Nostalgia - In West Coast Rock Wonderland With The Eagles

I’m not sure that it’s ‘right’ to like The Eagles (by which I mean that my inner elitist lover of things obscure is prodding my conscience, ‘saying ‘Oi, don’t be an arse’) but what the hell – I relax back into the bath and soak up ‘One Of These Nights’ courtesy of Smooth FM’s ‘The 70s At 7’ show – eh? Er, hold on, that’s another ‘guilty pleasure’, although I don’t like that term because it suggests to me the club/albums of the same name populated/bought by people who have no ‘guilt’ at all about liking old mainstream Pop because they’re not fans of musique concrete or Improv Jazz to start with.
   You got your demons, you got desires, well I’ve got a few of my own, and I confess they partly involve listening to ‘The 70s At 7’ show and taking great pleasure in The Eagles being played on it. OK, it’s not exactly dark psycho-trauma and perverse sexual yearnings, but it bothers me, sometimes.

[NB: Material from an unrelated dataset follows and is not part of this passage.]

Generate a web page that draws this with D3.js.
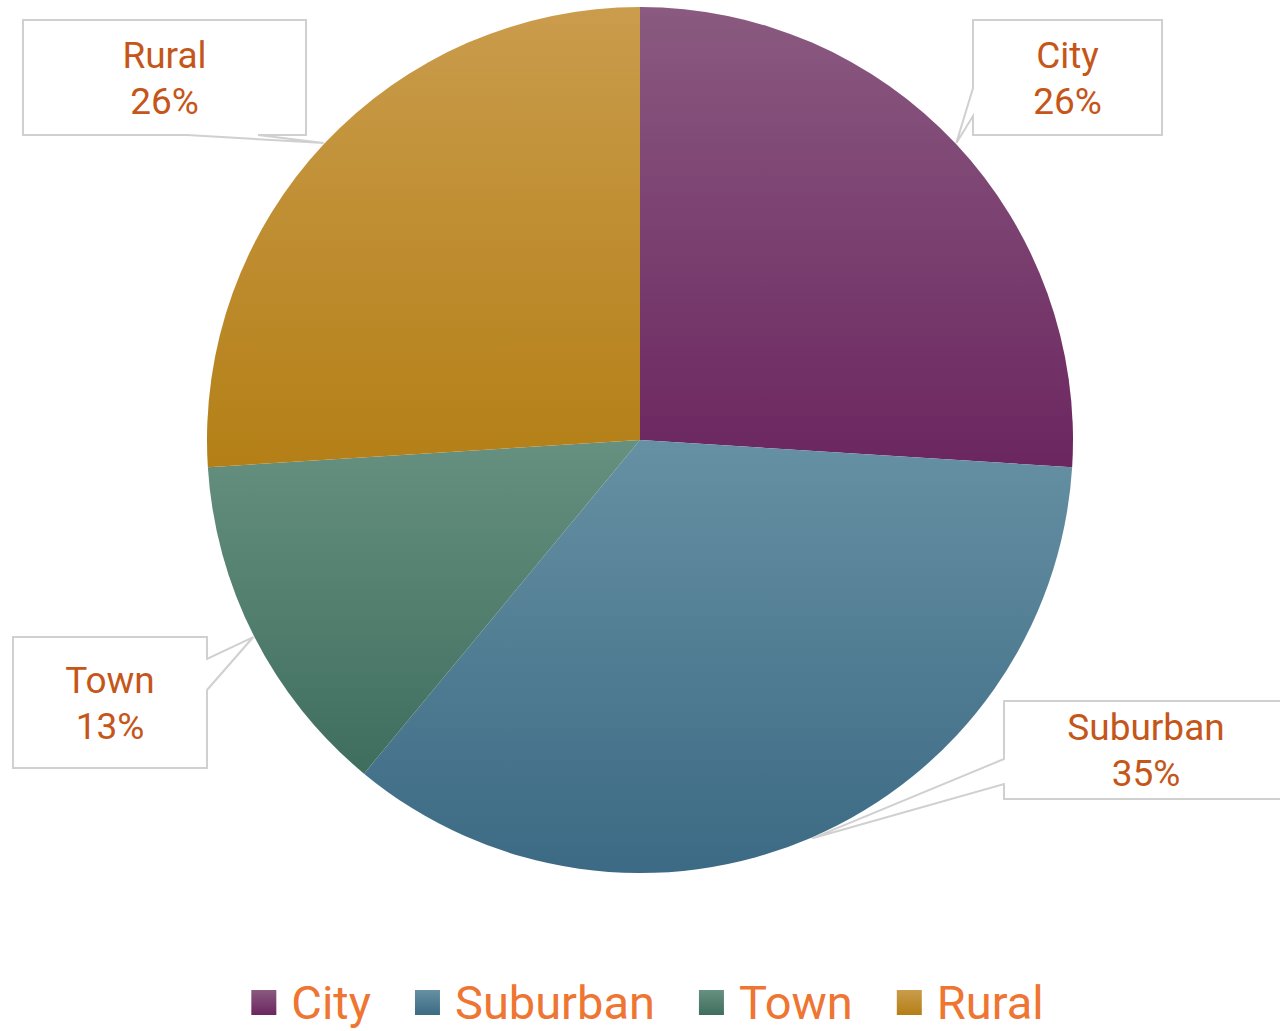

   What bothers me first is that I’m lured into the demographic Smooth FM aim for, precisely because by age alone I belong in it. But I’m not that kind of ‘70s person!’ I tell myself as the ads for cholesterol-lowering products and DFS furniture sales play out. I also hate half the records they play. It’s their safe, comfortable, domesticated vision of the 70s, naturally. Parliament or The Pistols will never be on the playlist. But there is the appeal, funnily enough. Pop presses the buttons other music cannot, partly because I still listen to the other side(s) of the 70s, which means the nostalgia is maximised when they play a Soul tune I used to slow-dance to with the latest girl of my dreams at the local disco. Pop is a wider world, the one outside the private space in which I began to explore deeper music. It involves school discos, local discos, Top of the Pops, and Radio One, snogging whilst chewing gum, gang fights and so on.
   Yes, dear reader, I do recall such things whilst listening to Smooth FM, just as many others my age must. So the other night I enjoyed The Eagles. I was in a West Coast Soft Rock wonderland, marvelling at the vocals, arrangement and playing, just like any lover of Mainstream Music. The Doobie Brothers have the same effect. I don’t own an Eagles record, mind you, not anymore, but that too is part of the pleasure I take in Pop Nostalgia Radio. They play records I sold long ago and the return after many years enhances my enjoyment.
   I don’t actually feel ‘guilty’ about this. If I did, I certainly wouldn’t be telling you.